Earlier this week, Jerome Powell, a current member of the Federal Reserve Board of Governors was nominated by President Trump to become the new Chairman of the Federal Reserve. His nomination still has to be confirmed by the US Senate.
However, the interesting aspect of his choice is that Powell does not have an economics degree, which is not mandatory per law but it is one of those things people tend to expect, and his past job experience working as a lawyer and an investment banker. Thus, he may be the most down to earth Fed Chairman in a long time, as most of them tend to be academics living in the ivory towers of American Ivy League.
For example, former Fed Chairman Paul Volcker has his own rule, Volcker Rule, which is part of the Dodd-Frank Act and prohibits banks to do proprietary trading for a profit, in other words, to speculate with their own money. However, it never took real effect as Wall Street always finds loopholes but that is not the problem. The real problem was Volcker’s naivety who actually thought that he could stop banks from speculating. Powell does not outright calls him naive but rather suggest two things, we can do this more efficiently and small banks must be excluded.

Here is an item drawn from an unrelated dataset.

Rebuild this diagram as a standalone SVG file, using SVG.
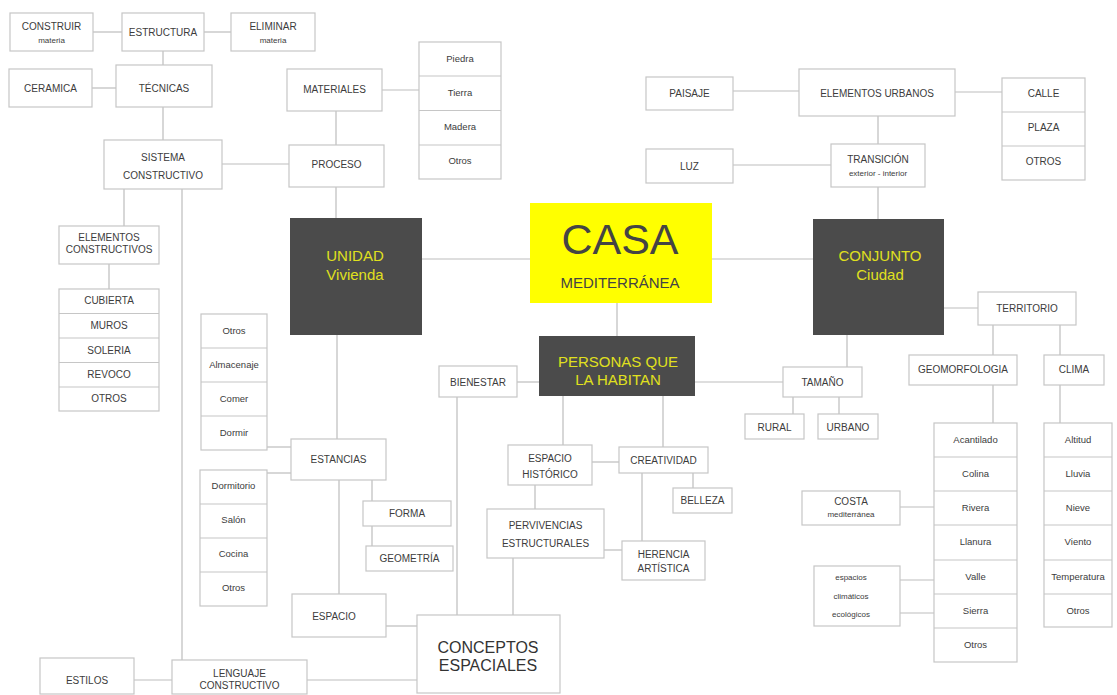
<svg xmlns="http://www.w3.org/2000/svg" width="1117" height="695" viewBox="0 0 1117 695">
  <style>
    .box { fill: #ffffff; stroke: #c6c6c6; stroke-width: 1.2; }
    .sep { stroke: #c6c6c6; stroke-width: 1.2; }
    .dark { fill: #4b4b4b; }
    .casa { fill: #ffff00; }
    .t { font-family: "Liberation Sans", Arial, sans-serif; font-size: 10px; fill: #3c3c3c; text-anchor: middle; dominant-baseline: central; }
    .s { font-size: 8px; }
    .m { font-size: 9.5px; }
    .y { font-size: 15px; fill: #e0e01e; }
    .big { font-size: 16px; fill: #333333; }
    #connectors line { stroke: #bdbdbd; stroke-width: 1.2; }
  </style>

  <rect width="1117" height="695" fill="#ffffff"/>

  <!-- connectors -->
  <g id="connectors">
    <line x1="93" y1="32" x2="122" y2="32"/>
    <line x1="204" y1="32" x2="231" y2="32"/>
    <line x1="163" y1="51" x2="163" y2="65"/>
    <line x1="92" y1="88" x2="116" y2="88"/>
    <line x1="163" y1="107" x2="163" y2="140"/>
    <line x1="222" y1="164" x2="289" y2="164"/>
    <line x1="124" y1="189" x2="124" y2="226"/>
    <line x1="182" y1="189" x2="182" y2="660"/>
    <line x1="109" y1="264" x2="109" y2="289"/>
    <line x1="382" y1="90" x2="419" y2="90"/>
    <line x1="336" y1="111" x2="336" y2="145"/>
    <line x1="336" y1="187" x2="336" y2="218"/>
    <line x1="422" y1="259" x2="530" y2="259"/>
    <line x1="337" y1="335" x2="337" y2="439"/>
    <line x1="267" y1="447" x2="291" y2="447"/>
    <line x1="267" y1="473" x2="291" y2="473"/>
    <line x1="339" y1="480" x2="339" y2="594"/>
    <line x1="372" y1="480" x2="372" y2="501"/>
    <line x1="372" y1="526" x2="372" y2="546"/>
    <line x1="386" y1="626" x2="417" y2="626"/>
    <line x1="134" y1="680" x2="172" y2="680"/>
    <line x1="307" y1="680" x2="417" y2="680"/>
    <line x1="517" y1="382" x2="539" y2="382"/>
    <line x1="457" y1="397" x2="457" y2="615"/>
    <line x1="617" y1="303" x2="617" y2="336"/>
    <line x1="712" y1="259" x2="813" y2="259"/>
    <line x1="563" y1="396" x2="563" y2="445"/>
    <line x1="663" y1="396" x2="663" y2="447"/>
    <line x1="592" y1="462" x2="619" y2="462"/>
    <line x1="535" y1="485" x2="535" y2="509"/>
    <line x1="604" y1="550" x2="622" y2="550"/>
    <line x1="513" y1="558" x2="513" y2="615"/>
    <line x1="642" y1="473" x2="642" y2="541"/>
    <line x1="693" y1="473" x2="693" y2="488"/>
    <line x1="695" y1="382" x2="783" y2="382"/>
    <line x1="847" y1="335" x2="847" y2="367"/>
    <line x1="793" y1="397" x2="793" y2="414"/>
    <line x1="839" y1="397" x2="839" y2="414"/>
    <line x1="733" y1="91" x2="799" y2="91"/>
    <line x1="955" y1="92" x2="1002" y2="92"/>
    <line x1="878" y1="116" x2="878" y2="144"/>
    <line x1="733" y1="165" x2="831" y2="165"/>
    <line x1="878" y1="187" x2="878" y2="219"/>
    <line x1="944" y1="308" x2="978" y2="308"/>
    <line x1="993" y1="325" x2="993" y2="355"/>
    <line x1="1060" y1="325" x2="1060" y2="355"/>
    <line x1="993" y1="385" x2="993" y2="423"/>
    <line x1="1060" y1="385" x2="1060" y2="423"/>
    <line x1="900" y1="507" x2="934" y2="507"/>
    <line x1="900" y1="580" x2="934" y2="580"/>
    <line x1="900" y1="613" x2="934" y2="613"/>
  </g>

  <!-- construction branch -->
  <g id="construir">
    <rect class="box" x="10" y="13" width="83" height="38"/>
    <text class="t" x="51.5" y="26">CONSTRUIR</text>
    <text class="t s" x="51.5" y="40">materia</text>
  </g>
  <g id="estructura">
    <rect class="box" x="122" y="13" width="82" height="38"/>
    <text class="t" x="163" y="32">ESTRUCTURA</text>
  </g>
  <g id="eliminar">
    <rect class="box" x="231" y="13" width="84" height="38"/>
    <text class="t" x="273" y="26">ELIMINAR</text>
    <text class="t s" x="273" y="40">materia</text>
  </g>
  <g id="ceramica">
    <rect class="box" x="9" y="69" width="83" height="38"/>
    <text class="t" x="50.5" y="88">CERAMICA</text>
  </g>
  <g id="tecnicas">
    <rect class="box" x="116" y="65" width="96" height="42"/>
    <text class="t" x="164" y="88">TÉCNICAS</text>
  </g>
  <g id="sistema-constructivo">
    <rect class="box" x="104" y="140" width="118" height="49"/>
    <text class="t" x="163" y="157">SISTEMA</text>
    <text class="t" x="163" y="175">CONSTRUCTIVO</text>
  </g>
  <g id="elementos-constructivos">
    <rect class="box" x="59" y="226" width="100" height="38"/>
    <text class="t" x="109" y="237">ELEMENTOS</text>
    <text class="t" x="109" y="249.5">CONSTRUCTIVOS</text>
  </g>
  <g id="lista-elementos">
    <rect class="box" x="59" y="289" width="100" height="122"/>
    <line class="sep" x1="59" y1="313.5" x2="159" y2="313.5"/>
    <line class="sep" x1="59" y1="338" x2="159" y2="338"/>
    <line class="sep" x1="59" y1="362.5" x2="159" y2="362.5"/>
    <line class="sep" x1="59" y1="387" x2="159" y2="387"/>
    <text class="t" x="109" y="300">CUBIERTA</text>
    <text class="t" x="109" y="325">MUROS</text>
    <text class="t" x="109" y="350">SOLERIA</text>
    <text class="t" x="109" y="374">REVOCO</text>
    <text class="t" x="109" y="398">OTROS</text>
  </g>
  <g id="materiales">
    <rect class="box" x="287" y="69" width="95" height="42"/>
    <text class="t" x="334.5" y="89">MATERIALES</text>
  </g>
  <g id="lista-materiales">
    <rect class="box" x="419" y="42" width="82" height="137"/>
    <line class="sep" x1="419" y1="76" x2="501" y2="76"/>
    <line class="sep" x1="419" y1="110.5" x2="501" y2="110.5"/>
    <line class="sep" x1="419" y1="145" x2="501" y2="145"/>
    <text class="t m" x="460" y="58">Piedra</text>
    <text class="t m" x="460" y="92">Tierra</text>
    <text class="t m" x="460" y="126">Madera</text>
    <text class="t m" x="460" y="160">Otros</text>
  </g>
  <g id="proceso">
    <rect class="box" x="289" y="145" width="95" height="42"/>
    <text class="t" x="336.5" y="164">PROCESO</text>
  </g>

  <!-- main nodes -->
  <g id="unidad">
    <rect class="dark" x="290" y="218" width="132" height="117"/>
    <text class="t y" x="355" y="255">UNIDAD</text>
    <text class="t y" x="355" y="274">Vivienda</text>
  </g>
  <g id="casa">
    <rect class="casa" x="530" y="203" width="182" height="100"/>
    <text class="t" x="620" y="239" style="font-size:43px; fill:#444444">CASA</text>
    <text class="t" x="620" y="282" style="font-size:15px; fill:#444444">MEDITERRÁNEA</text>
  </g>
  <g id="conjunto">
    <rect class="dark" x="813" y="219" width="131" height="116"/>
    <text class="t y" x="880" y="255">CONJUNTO</text>
    <text class="t y" x="880" y="274">Ciudad</text>
  </g>
  <g id="personas">
    <rect class="dark" x="539" y="336" width="156" height="60"/>
    <text class="t y" x="618" y="361">PERSONAS QUE</text>
    <text class="t y" x="618" y="379">LA HABITAN</text>
  </g>

  <!-- dwelling branch -->
  <g id="lista-usos">
    <rect class="box" x="201" y="314" width="66" height="136"/>
    <line class="sep" x1="201" y1="348" x2="267" y2="348"/>
    <line class="sep" x1="201" y1="382" x2="267" y2="382"/>
    <line class="sep" x1="201" y1="416" x2="267" y2="416"/>
    <text class="t m" x="234" y="330">Otros</text>
    <text class="t m" x="234" y="364">Almacenaje</text>
    <text class="t m" x="234" y="398">Comer</text>
    <text class="t m" x="234" y="432">Dormir</text>
  </g>
  <g id="lista-piezas">
    <rect class="box" x="200" y="470" width="67" height="136"/>
    <line class="sep" x1="200" y1="504" x2="267" y2="504"/>
    <line class="sep" x1="200" y1="538" x2="267" y2="538"/>
    <line class="sep" x1="200" y1="572" x2="267" y2="572"/>
    <text class="t m" x="233.5" y="485">Dormitorio</text>
    <text class="t m" x="233.5" y="519">Salón</text>
    <text class="t m" x="233.5" y="553">Cocina</text>
    <text class="t m" x="233.5" y="587">Otros</text>
  </g>
  <g id="estancias">
    <rect class="box" x="291" y="439" width="95" height="41"/>
    <text class="t" x="338.5" y="459">ESTANCIAS</text>
  </g>
  <g id="forma">
    <rect class="box" x="363" y="501" width="88" height="25"/>
    <text class="t" x="407" y="513">FORMA</text>
  </g>
  <g id="geometria">
    <rect class="box" x="366" y="546" width="87" height="25"/>
    <text class="t" x="409.5" y="558">GEOMETRÍA</text>
  </g>
  <g id="espacio">
    <rect class="box" x="292" y="594" width="94" height="43"/>
    <text class="t" x="334" y="616">ESPACIO</text>
  </g>
  <g id="estilos">
    <rect class="box" x="40" y="658" width="94" height="36"/>
    <text class="t" x="87" y="680">ESTILOS</text>
  </g>
  <g id="lenguaje-constructivo">
    <rect class="box" x="172" y="660" width="135" height="34"/>
    <text class="t" x="239.5" y="673">LENGUAJE</text>
    <text class="t" x="239.5" y="685">CONSTRUCTIVO</text>
  </g>
  <g id="conceptos-espaciales">
    <rect class="box" x="417" y="615" width="143" height="78"/>
    <text class="t big" x="488" y="647">CONCEPTOS</text>
    <text class="t big" x="488" y="665">ESPACIALES</text>
  </g>

  <!-- people branch -->
  <g id="bienestar">
    <rect class="box" x="439" y="366" width="78" height="31"/>
    <text class="t" x="478" y="382">BIENESTAR</text>
  </g>
  <g id="espacio-historico">
    <rect class="box" x="508" y="445" width="84" height="40"/>
    <text class="t" x="550" y="458">ESPACIO</text>
    <text class="t" x="550" y="474">HISTÓRICO</text>
  </g>
  <g id="creatividad">
    <rect class="box" x="619" y="447" width="89" height="26"/>
    <text class="t" x="663.5" y="460">CREATIVIDAD</text>
  </g>
  <g id="belleza">
    <rect class="box" x="673" y="488" width="59" height="25"/>
    <text class="t" x="702.5" y="500.5">BELLEZA</text>
  </g>
  <g id="pervivencias">
    <rect class="box" x="487" y="509" width="117" height="49"/>
    <text class="t" x="545.5" y="525">PERVIVENCIAS</text>
    <text class="t" x="545.5" y="543">ESTRUCTURALES</text>
  </g>
  <g id="herencia">
    <rect class="box" x="622" y="541" width="83" height="39"/>
    <text class="t" x="663.5" y="554">HERENCIA</text>
    <text class="t" x="663.5" y="568">ARTÍSTICA</text>
  </g>

  <!-- city branch -->
  <g id="paisaje">
    <rect class="box" x="646" y="77" width="87" height="33"/>
    <text class="t" x="689.5" y="93">PAISAJE</text>
  </g>
  <g id="elementos-urbanos">
    <rect class="box" x="799" y="69" width="156" height="47"/>
    <text class="t" x="877" y="93">ELEMENTOS URBANOS</text>
  </g>
  <g id="lista-urbana">
    <rect class="box" x="1002" y="78" width="83" height="102"/>
    <line class="sep" x1="1002" y1="112" x2="1085" y2="112"/>
    <line class="sep" x1="1002" y1="146" x2="1085" y2="146"/>
    <text class="t" x="1043.5" y="93">CALLE</text>
    <text class="t" x="1043.5" y="127">PLAZA</text>
    <text class="t" x="1043.5" y="161">OTROS</text>
  </g>
  <g id="luz">
    <rect class="box" x="646" y="149" width="87" height="34"/>
    <text class="t" x="689.5" y="166">LUZ</text>
  </g>
  <g id="transicion">
    <rect class="box" x="831" y="144" width="94" height="43"/>
    <text class="t" x="878" y="159">TRANSICIÓN</text>
    <text class="t s" x="878" y="173">exterior - interior</text>
  </g>
  <g id="tamano">
    <rect class="box" x="783" y="367" width="79" height="30"/>
    <text class="t" x="822.5" y="382">TAMAÑO</text>
  </g>
  <g id="rural">
    <rect class="box" x="745" y="414" width="59" height="25"/>
    <text class="t" x="774.5" y="427">RURAL</text>
  </g>
  <g id="urbano">
    <rect class="box" x="818" y="414" width="60" height="25"/>
    <text class="t" x="848" y="427">URBANO</text>
  </g>
  <g id="territorio">
    <rect class="box" x="978" y="292" width="98" height="33"/>
    <text class="t" x="1027" y="308">TERRITORIO</text>
  </g>
  <g id="geomorfologia">
    <rect class="box" x="909" y="355" width="108" height="30"/>
    <text class="t" x="963" y="369">GEOMORFOLOGIA</text>
  </g>
  <g id="clima">
    <rect class="box" x="1044" y="355" width="60" height="30"/>
    <text class="t" x="1074" y="369">CLIMA</text>
  </g>
  <g id="lista-relieve">
    <rect class="box" x="934" y="423" width="83" height="239"/>
    <line class="sep" x1="934" y1="457" x2="1017" y2="457"/>
    <line class="sep" x1="934" y1="491" x2="1017" y2="491"/>
    <line class="sep" x1="934" y1="525" x2="1017" y2="525"/>
    <line class="sep" x1="934" y1="560" x2="1017" y2="560"/>
    <line class="sep" x1="934" y1="594" x2="1017" y2="594"/>
    <line class="sep" x1="934" y1="628" x2="1017" y2="628"/>
    <text class="t m" x="975.5" y="439">Acantilado</text>
    <text class="t m" x="975.5" y="473">Colina</text>
    <text class="t m" x="975.5" y="507">Rivera</text>
    <text class="t m" x="975.5" y="541">Llanura</text>
    <text class="t m" x="975.5" y="576">Valle</text>
    <text class="t m" x="975.5" y="610">Sierra</text>
    <text class="t m" x="975.5" y="644">Otros</text>
  </g>
  <g id="lista-clima">
    <rect class="box" x="1044" y="423" width="68" height="204"/>
    <line class="sep" x1="1044" y1="457" x2="1112" y2="457"/>
    <line class="sep" x1="1044" y1="491" x2="1112" y2="491"/>
    <line class="sep" x1="1044" y1="525" x2="1112" y2="525"/>
    <line class="sep" x1="1044" y1="560" x2="1112" y2="560"/>
    <line class="sep" x1="1044" y1="594" x2="1112" y2="594"/>
    <text class="t m" x="1078" y="439">Altitud</text>
    <text class="t m" x="1078" y="473">Lluvia</text>
    <text class="t m" x="1078" y="507">Nieve</text>
    <text class="t m" x="1078" y="541">Viento</text>
    <text class="t m" x="1078" y="576">Temperatura</text>
    <text class="t m" x="1078" y="610">Otros</text>
  </g>
  <g id="costa">
    <rect class="box" x="802" y="491" width="98" height="34"/>
    <text class="t" x="851" y="501">COSTA</text>
    <text class="t s" x="851" y="514">mediterránea</text>
  </g>
  <g id="espacios-climaticos">
    <rect class="box" x="814" y="566" width="86" height="60"/>
    <text class="t s" x="851" y="577">espacios</text>
    <text class="t s" x="851" y="596">climáticos</text>
    <text class="t s" x="851" y="614">ecológicos</text>
  </g>
</svg>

Moreover, when I was in school, I studied Taylor’s Rule, which was created by one of the candidates for Trump’s nomination, John Taylor, and can be summarized in the following words: when inflation is high, interest rates must be raised to cool it down. Sounds simple enough for even a kid to understand it, but the problem is that the assumptions used for the making of this rule are too unrealistic. First, we cannot observe the real interest rate (real i = nominal i – inflation), so we are basically guessing whether is high or low. Second, we assume that the US is a closed economy, but the US dollar is the de-facto global currency to the point in which foreign countries from El Salvador to Zimbabwe use it as their own local currency. Thus, the Fed should stop assuming that only Americans handle the greenbacks as their currency for the purpose of making better choices.
Moving on to other events that also happened this week is the quarter-percentage-point increase in interest rates by the Bank of England from 0.25% to 0.5% signaling a stronger British economy regardless of the infamous Brexit. Furthermore, there has been a new leak in the same manner as the Panama Papers, Paradise Papers, that show the offshore investments of several people of interest. Even Queen Elizabeth II is shown to have investments relating to a predatory lending company, not good for public relations.
Thus, we end up the week with a possible change in the Fed perspective of how the world is, an thriving British economy, and a lot of drama for tomorrow’s news. Anyone want to bet that the Trump-Russia story is going to benefit from Paradise Papers?